At lunchtime on a Thursday, everybody seemed to be eating in this place.  I got corn soup and half a reuben sandwich.
The afternoon ride after lunch was to be the twenty or so miles to Morganton.   This ride turned out to be more rural and peaceful than the morning ride, it weaved through a mix of woods and farmland.
I passed a lot of religious enterprises on this trip.  My theory of American faith holds that one reason Americans are so religious is that religion is so customer friendly; new churches are constantly starting up.  America must be the world center of religious entrepreneurialism.  If you get bored with your church there is always another one around the bend.  Here are two churches I saw on this trip that have been started out of a trailer.
Plus, religion by billboard.
This one takes a scripture quote and uses it to sound really judgemental.
I cruised into downtown Morganton.
I had never been to Morganton before.  The only connection I had to the place was over ten years ago when I had an employee who talked about Morganton a lot.  She was from Raleigh but her boyfriend was from Morganton. She repeatedly badmouthed him as being unintelligent. Like her boyfriend, she was a UNC graduate. She claimed that her boyfriend only got into UNC because he was from Morganton.  (It is common knowledge that students from more rural areas enjoy admissions preferences to places like UNC) I met him once, he was in graduate school at UNC. He seemed not only intelligent but a nice guy.  They broke up eventually; she is now married to someone else.

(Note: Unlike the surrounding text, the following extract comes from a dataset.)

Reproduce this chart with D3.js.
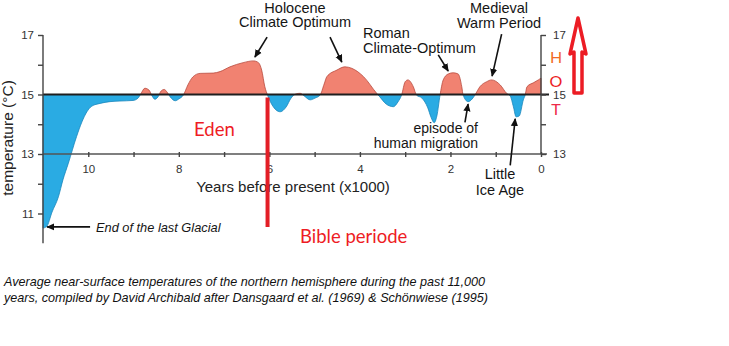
<!DOCTYPE html>
<html>
<head>
<meta charset="utf-8">
<script src="https://cdn.jsdelivr.net/npm/d3@7"></script>
<style>
  html, body { margin: 0; padding: 0; background: #fff; }
  svg { display: block; }
  .sans { font-family: "Liberation Sans", Arial, Helvetica, sans-serif; }
  .hand { font-family: Lato, "Open Sans", sans-serif; }
</style>
</head>
<body>
<svg id="chart" width="729" height="346"></svg>
<script>
// Northern hemisphere temperature, thousands of years before present
const yearsBP = [11.0, 10.92, 10.80, 10.66, 10.56, 10.44, 10.26, 10.14, 10.03, 9.92,
  9.74, 9.52, 9.30, 9.01, 8.90, 8.84, 8.75, 8.66, 8.59, 8.53,
  8.46, 8.39, 8.32, 8.26, 8.19, 8.08, 8.00, 7.90, 7.80, 7.69,
  7.53, 7.24, 7.09, 6.87, 6.58, 6.35, 6.24, 6.17, 6.10, 6.04,
  5.94, 5.76, 5.63, 5.52, 5.41, 5.32, 5.23, 5.10, 4.99, 4.88,
  4.79, 4.73, 4.51, 4.33, 4.18, 3.92, 3.63, 3.56, 3.42, 3.26,
  3.16, 3.08, 3.00, 2.94, 2.82, 2.75, 2.63, 2.50, 2.43, 2.36,
  2.30, 2.23, 2.16, 2.05, 1.94, 1.83, 1.75, 1.72, 1.61, 1.52,
  1.46, 1.35, 1.20, 1.09, 0.90, 0.76, 0.68, 0.61, 0.55, 0.48,
  0.39, 0.35, 0.31, 0.16, 0.06, 0.00];
const temperature = [10.51, 10.56, 11.05, 11.56, 12.13, 12.69, 13.58, 14.08, 14.42, 14.61,
  14.70, 14.76, 14.78, 14.80, 14.88, 15.02, 15.21, 15.15, 14.95, 14.84,
  14.92, 15.12, 15.17, 15.08, 14.92, 14.79, 14.85, 14.98, 15.32, 15.59,
  15.71, 15.72, 15.77, 15.93, 16.07, 16.13, 16.07, 15.82, 15.26, 14.98,
  14.65, 14.42, 14.58, 14.88, 15.02, 15.04, 14.95, 14.82, 14.88, 14.98,
  15.35, 15.60, 15.82, 15.93, 15.88, 15.60, 15.04, 14.92, 14.68, 14.59,
  14.75, 14.98, 15.43, 15.49, 15.26, 14.98, 14.88, 14.55, 14.24, 14.05,
  14.28, 14.98, 15.49, 15.69, 15.73, 15.69, 15.26, 14.98, 14.76, 14.85,
  14.98, 15.26, 15.43, 15.49, 15.32, 15.04, 14.95, 14.59, 14.25, 14.28,
  14.82, 14.98, 15.26, 15.40, 15.49, 15.55];

const baseTemp = 15;
const yearTicks = [10, 9, 8, 7, 6, 5, 4, 3, 2, 1, 0];
const yearLabels = [10, 8, 6, 4, 2, 0];
const tempTicks = [11, 12, 13, 14, 15, 16, 17];
const tempLabels = [11, 13, 15, 17];
const rightTempTicks = [13, 14, 15, 16, 17];

const svg = d3.select("#chart");

const x = d3.scaleLinear().domain([11, 0]).range([43, 541]);
const y = d3.scaleLinear().domain([13, 17]).range([154, 35]);

const series = yearsBP.map((k, i) => ({ k, t: temperature[i] }));

// split the filled area at the 15 °C line with two clip rectangles
const defs = svg.append("defs");
defs.append("clipPath").attr("id", "above")
  .append("rect").attr("x", 0).attr("y", 0).attr("width", 729).attr("height", y(baseTemp));
defs.append("clipPath").attr("id", "below")
  .append("rect").attr("x", 0).attr("y", y(baseTemp)).attr("width", 729).attr("height", 346);

const area = d3.area()
  .x(d => x(d.k))
  .y0(y(baseTemp))
  .y1(d => y(d.t))
  .curve(d3.curveMonotoneX);

svg.append("path").datum(series)
  .attr("clip-path", "url(#above)")
  .attr("d", area)
  .attr("fill", "#f18271")
  .attr("stroke", "#b84a3e").attr("stroke-width", 0.8);

svg.append("path").datum(series)
  .attr("clip-path", "url(#below)")
  .attr("d", area)
  .attr("fill", "#2aabe3")
  .attr("stroke", "#1a86bb").attr("stroke-width", 0.8);

// reference lines at 15 and 13 °C
svg.append("line")
  .attr("x1", x(11)).attr("x2", x(0) + 8)
  .attr("y1", y(baseTemp)).attr("y2", y(baseTemp))
  .attr("stroke", "#1e1e1e").attr("stroke-width", 2);
svg.append("line")
  .attr("x1", x(11)).attr("x2", x(0) + 6)
  .attr("y1", y(13)).attr("y2", y(13))
  .attr("stroke", "#555").attr("stroke-width", 1.6);

// axes
function styleAxis(g) {
  g.selectAll("text").attr("class", "sans").attr("font-size", 11.5).attr("fill", "#333");
  g.selectAll("line").attr("stroke", "#444").attr("stroke-width", 1.4);
  g.select(".domain").remove();
}

const yLeft = d3.scaleLinear().domain([10.1, 17]).range([y(10.1), y(17)]);
svg.append("g").attr("transform", `translate(${x(11)},0)`)
  .call(d3.axisLeft(yLeft).tickValues(tempTicks).tickSize(5).tickPadding(4)
    .tickFormat(v => tempLabels.includes(v) ? v : ""))
  .call(styleAxis);
svg.append("line")
  .attr("x1", x(11)).attr("x2", x(11))
  .attr("y1", yLeft(17)).attr("y2", yLeft(10.1) + 3)
  .attr("stroke", "#444").attr("stroke-width", 1.4);

svg.append("g").attr("transform", `translate(${x(0)},0)`)
  .call(d3.axisRight(y).tickValues(rightTempTicks).tickSize(5).tickPadding(7)
    .tickFormat(v => tempLabels.includes(v) ? v : ""))
  .call(styleAxis);
svg.append("line")
  .attr("x1", x(0)).attr("x2", x(0))
  .attr("y1", y(17)).attr("y2", y(13))
  .attr("stroke", "#444").attr("stroke-width", 1.4);

svg.append("g").attr("transform", `translate(0,${y(13) - 2})`)
  .call(d3.axisBottom(x).tickValues(yearTicks).tickSize(5).tickPadding(8)
    .tickFormat(v => yearLabels.includes(v) ? v : ""))
  .call(styleAxis);

// axis titles
svg.append("text").attr("class", "sans")
  .attr("x", 293).attr("y", 192)
  .attr("text-anchor", "middle")
  .attr("font-size", 15).attr("fill", "#222")
  .text("Years before present (x1000)");

svg.append("text").attr("class", "sans")
  .attr("transform", "translate(13,138) rotate(-90)")
  .attr("text-anchor", "middle")
  .attr("font-size", 15.5).attr("fill", "#222")
  .text("temperature (°C)");

// period annotations
defs.append("marker").attr("id", "head")
  .attr("viewBox", "0 0 10 10").attr("refX", 9).attr("refY", 5)
  .attr("markerWidth", 8).attr("markerHeight", 8)
  .attr("markerUnits", "userSpaceOnUse")
  .attr("orient", "auto")
  .append("path").attr("d", "M0,0.5 L10,5 L0,9.5 Z").attr("fill", "#111");

const arrows = [
  { from: [6.05, 16.93], to: [6.32, 16.26] },
  { from: [4.66, 16.93], to: [4.40, 16.09] },
  { from: [2.27, 16.33], to: [2.05, 15.79] },
  { from: [0.87, 17.03], to: [1.08, 15.62] },
  { from: [1.68, 14.06], to: [1.61, 14.68] },
  { from: [0.68, 12.62], to: [0.57, 14.18] },
  { from: [9.96, 10.55], to: [10.91, 10.55] }
];
svg.append("g").selectAll("line").data(arrows).join("line")
  .attr("x1", d => x(d.from[0])).attr("y1", d => yLeft(d.from[1]))
  .attr("x2", d => x(d.to[0])).attr("y2", d => yLeft(d.to[1]))
  .attr("stroke", "#111").attr("stroke-width", 1.6)
  .attr("marker-end", "url(#head)");

function label(lines, px, py, anchor, opts = {}) {
  const t = svg.append("text").attr("class", "sans")
    .attr("x", px).attr("y", py)
    .attr("text-anchor", anchor)
    .attr("font-size", opts.size || 14.5)
    .attr("fill", "#151515");
  if (opts.italic) t.attr("font-style", "italic");
  lines.forEach((s, i) => {
    t.append("tspan").attr("x", px).attr("dy", i ? (opts.lh || 15) : 0).text(s);
  });
}
label(["Holocene", "Climate Optimum"], 295, 12.5, "middle", { lh: 14.5 });
label(["Roman", "Climate-Optimum"], 363, 38, "start", { lh: 14.5 });
label(["Medieval", "Warm Period"], 499, 12.5, "middle", { lh: 15 });
label(["episode of", "human migration"], 478, 133, "end", { lh: 15, size: 14 });
label(["Little", "Ice Age"], 500, 179, "middle", { lh: 15.5 });
label(["End of the last Glacial"], 96, 232, "start", { size: 12.8, italic: true });

// added remarks in red
svg.append("text").attr("class", "hand")
  .attr("x", 194).attr("y", 136)
  .attr("font-size", 18.5).attr("fill", "#ee1c24")
  .text("Eden");
svg.append("text").attr("class", "hand")
  .attr("x", 300).attr("y", 243)
  .attr("font-size", 18.5).attr("fill", "#ee1c24")
  .text("Bible periode");

const hot = [["H", "#f26a28", 63], ["O", "#ec1c24", 86.5], ["T", "#ee2a48", 115]];
svg.append("g").selectAll("text").data(hot).join("text")
  .attr("class", "hand")
  .attr("x", 556).attr("y", d => d[2])
  .attr("text-anchor", "middle")
  .attr("font-size", 16).attr("fill", d => d[1])
  .text(d => d[0]);

// hollow arrow pointing upward
svg.append("path")
  .attr("d", "M578,18 L586,54 L582,52 L582,93 L574,93 L574,52 L570,54 Z")
  .attr("fill", "#fff").attr("stroke", "#ec1c24")
  .attr("stroke-width", 3.5).attr("stroke-linejoin", "round");

// marker line at 6000 years before present
svg.append("line")
  .attr("x1", x(6.04)).attr("x2", x(6.04))
  .attr("y1", y(baseTemp) + 3).attr("y2", 227)
  .attr("stroke", "#e31e26").attr("stroke-width", 4);

// caption
const caption = [
  "Average near-surface temperatures of the northern hemisphere during the past 11,000",
  "years, compiled by David Archibald after Dansgaard et al. (1969) & Schönwiese (1995)"
];
svg.append("g").selectAll("text").data(caption).join("text")
  .attr("class", "sans")
  .attr("x", 4).attr("y", (d, i) => 286 + i * 16)
  .attr("font-size", 12.6).attr("font-style", "italic").attr("fill", "#111")
  .text(d => d);
</script>
</body>
</html>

I found a coffee house and drank a decaf cafe au lait while I considered my lodging options.   Google Maps confirmed that there are no motels or hotels or b&bs anywhere in the actual town of Morganton.  Everything is out by I-40. But Morganton does seem to have a vibrant downtown, with several nice sounding restaurants.   I ended up staying at the closest motel, a Days Inn two miles away down a steep hill next to the Interstate.
I chilled for a while in the motel, reading The New Yorker on my Kindle, glad to have gotten there before the thunderstorms began.  The rain had stopped by the time I was ready to go eat dinner. I am a snob. I admit it. Right two doors down from my motel was a perfectly acceptable Village Inn Pizza Parlor.  But I wanted to go to the tonier places in downtown Morganton.  So I pedaled two miles back up the hill to downtown, passing the state psychiatric hospital.
The Wisteria Southern Gastropub is a really nice place.  I sat at the bar and ate $22.00 fried catfish, preceded by asparagus soup and cornbread ears, followed by strawberry cobbler.  It was all delicious.  The bartender had recently moved to Morganton from Madison, Wisconsin, of all places.  His wife is a psychiatrist who got a job at the state hospital.
I theorize this place changed its bathrooms just recently after HB2 passed
It did feel somehow very elitist, especially after seeing struggling North Carolinians all day who would have been eating at the Village Inn, if they ate out at all.  I passed the Village Inn when I rode the bike back down the hill in the dark.
The next morning I rode the eighteen miles of US-70 back to Hildebran.  This is the old road that parallels I-40.  There are a lot of empty buildings.
On the outskirts of Morganton I passed two pieces of empty modernism.
Plus a cool looking bank and drug store in Valdese.
There were gas stations of old.
And a drive-in in Valdese.
All along this highway was evidence that people were trying to sell something, trying to start a business, even if it was just a garage sale, or some kind of second-hand store in an otherwise abandoned looking building.
I got back to the car in Hildebran before lunchtime.